The only thing I will have for the 66 RCV will be a schematic not a tech manual. This fork is really simple to rebuild so I'll give you a blow by blow here.
Since this is a pumping rod fork, all you have to do is remove the top caps. This will expose the spring or springs, remove.
Now drain the fork by flipping it over. Pump it a few times.
With the for flipped over you can remove the footnuts from the bottom with a 15mm socket.
With these removed you can remove the lower casting.
If you wanted to change the seals a special tool is needed for installation. So be careful here. You will need to remove the dust seal, then a clip, then the main oil seal.

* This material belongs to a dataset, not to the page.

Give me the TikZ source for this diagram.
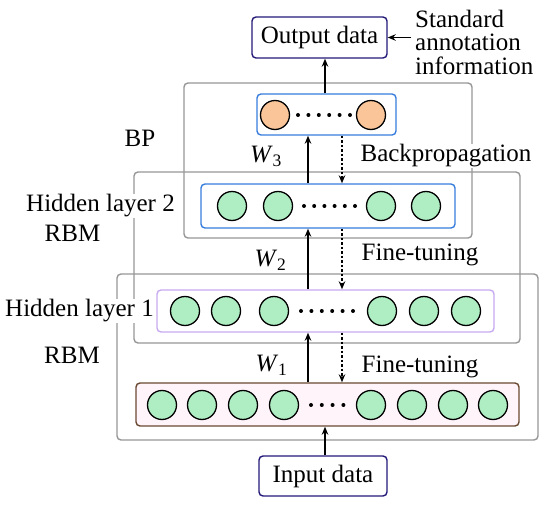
\documentclass[tikz,border=0pt]{standalone}
\usepackage{fontspec}
\setmainfont{Liberation Serif}
\usetikzlibrary{arrows.meta}

\definecolor{grpgray}{RGB}{150,150,150}
\definecolor{navyline}{RGB}{35,25,120}
\definecolor{blueline}{RGB}{55,125,220}
\definecolor{lilacline}{RGB}{200,170,240}
\definecolor{brownline}{RGB}{105,72,50}
\definecolor{unitgreen}{RGB}{174,238,194}
\definecolor{unitorange}{RGB}{250,197,152}
\definecolor{pinkfill}{RGB}{255,244,249}

\begin{document}
\begin{tikzpicture}[x=1pt, y=-1pt,
    group/.style={draw=grpgray, line width=1.4pt, rounded corners=4pt, inner sep=0pt},
    layer/.style={draw, line width=1.4pt, rounded corners=4pt, fill=white, inner sep=0pt},
    databox/.style={draw=navyline, line width=1.4pt, rounded corners=4pt, fill=white,
        font=\fontsize{25}{23.5}\selectfont, inner sep=0pt},
    unit/.style={circle, draw=black, line width=1.3pt, minimum size=29pt, inner sep=0pt, fill=unitgreen},
    lbl/.style={font=\fontsize{25}{23.5}\selectfont, inner sep=1pt, fill=white, anchor=base},
    arrow/.style={-{Stealth[length=8pt,width=6.5pt]}, line width=1.3pt},
    backarrow/.style={arrow, dash pattern=on 2.5pt off 2pt}
]
\useasboundingbox (0,0) rectangle (550,508);

% Grey groups
\node[group, minimum width=288pt, minimum height=155pt] (bp) at (328,160.5) {};
\node[group, minimum width=386pt, minimum height=171pt] (rbmtwo) at (327,257.5) {};
\node[group, minimum width=421pt, minimum height=166pt] (rbmone) at (327.5,357) {};

% Data boxes
\node[databox, minimum width=135pt, minimum height=41pt] (outdata) at (319.5,37.5) {Output data};
\node[databox, minimum width=128pt, minimum height=40pt] (indata) at (323,476) {Input data};
\node[font=\fontsize{25}{23.5}\selectfont, align=left, anchor=west, inner sep=0pt] (annot) at (415,42)
    {Standard\\annotation\\information};

% Layers
\node[layer, draw=blueline, minimum width=139pt, minimum height=41pt] (toplayer) at (326.5,114.5) {};
\node[layer, draw=blueline, minimum width=254pt, minimum height=44pt] (hidtwo) at (328,206) {};
\node[layer, draw=lilacline, minimum width=337pt, minimum height=42pt] (hidone) at (325.5,311) {};
\node[layer, draw=brownline, fill=pinkfill, minimum width=383pt, minimum height=43pt] (inlayer) at (327.5,404.5) {};

% Units
\foreach \x [count=\i] in {275,371}
    \node[unit, fill=unitorange] (o\i) at (\x,115) {};
\foreach \x [count=\i] in {232,278,381,426}
    \node[unit] (h\i) at (\x,206) {};
\foreach \x [count=\i] in {185,226,274,382,424,466}
    \node[unit] (g\i) at (\x,311) {};
\foreach \x [count=\i] in {162,202,243,284,371,412,453,493}
    \node[unit] (v\i) at (\x,405) {};

% Dots
\foreach \i in {0,...,5} \fill ({298+10.4*\i},115) circle (2pt);
\foreach \i in {0,...,5} \fill ({304+10.2*\i},206) circle (2pt);
\foreach \i in {0,...,5} \fill ({301+10.4*\i},311) circle (2pt);
\foreach \i in {0,...,3} \fill ({311+10.8*\i},405) circle (2pt);

% Labels
\node[lbl] (bplbl) at (140,147) {BP};
\node[lbl] (hidtwolbl) at (100.5,212) {Hidden layer 2};
\node[lbl] (rbmtwolbl) at (72.5,242) {RBM};
\node[lbl] (hidonelbl) at (79.5,317) {Hidden layer 1};
\node[lbl] (rbmonelbl) at (72,363) {RBM};
\node[lbl] (wthree) at (266,163) {\textit{W}\textsubscript{3}};
\node[lbl] (wtwo) at (270.5,267) {\textit{W}\textsubscript{2}};
\node[lbl] (wone) at (271.5,372) {\textit{W}\textsubscript{1}};
\node[lbl] (bplabel) at (446,162) {Backpropagation};
\node[lbl] (finetwo) at (420,261) {Fine-tuning};
\node[lbl] (fineone) at (420,373) {Fine-tuning};

% Arrow columns
\coordinate (up) at (308,0);
\coordinate (dn) at (342,0);
\coordinate (io) at (325,0);

% Arrows
\draw[arrow] (indata.north -| io) -- (inlayer.south -| io);
\draw[arrow] (toplayer.north -| io) -- (outdata.south -| io);
\draw[arrow] ([xshift=-4pt]annot.west |- outdata.east) -- (outdata.east);
\draw[arrow] (inlayer.north -| up) -- (hidone.south -| up);
\draw[arrow] (hidone.north -| up) -- (hidtwo.south -| up);
\draw[arrow] (hidtwo.north -| up) -- (toplayer.south -| up);
\draw[backarrow] (toplayer.south -| dn) -- (hidtwo.north -| dn);
\draw[backarrow] (hidtwo.south -| dn) -- (hidone.north -| dn);
\draw[backarrow] (hidone.south -| dn) -- (inlayer.north -| dn);
\end{tikzpicture}
\end{document}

Once the seals have been reinstalled via a seal press tool, install the clip into the groove.
Take the dust seals and slide them onto the stanchion tubes. This will help you reinstall the stanchions into the lower casting and seals without damaging the main oil seal. Grease the oil seal and dust wiper prior to installation of the stanchions
With the stanchions installed into the lower casting, you can now attach the footnuts. You will need a long rod or use the spring to push the pumping rod thread up through the base of the casting. Attach each footnut and tighten to 15Nm (pretty f'n tight)
With the foot nuts attached you can now add oil, 7.5wt fully synthetic oil.
Pour oil into both sides of the fork. Fill it to about 3" from the top to start with. Now cycle the fork up and down to let the oil fill the lower assembly. Once this is done, let the fork sit for a few minutes to let the air seperate and float to the top. Now set the oil hieght.
Set the oil hieght to 55mm from the top with the fork fully compressed. This is a good hieght but if you are a lighter rider you can go down in hieght to 60-65mm. This will give the fork a more linear spring rate once built up but it will bottom-out easier than the 55mm hieght. With the oil hieght set just extend it and add the springs and top caps.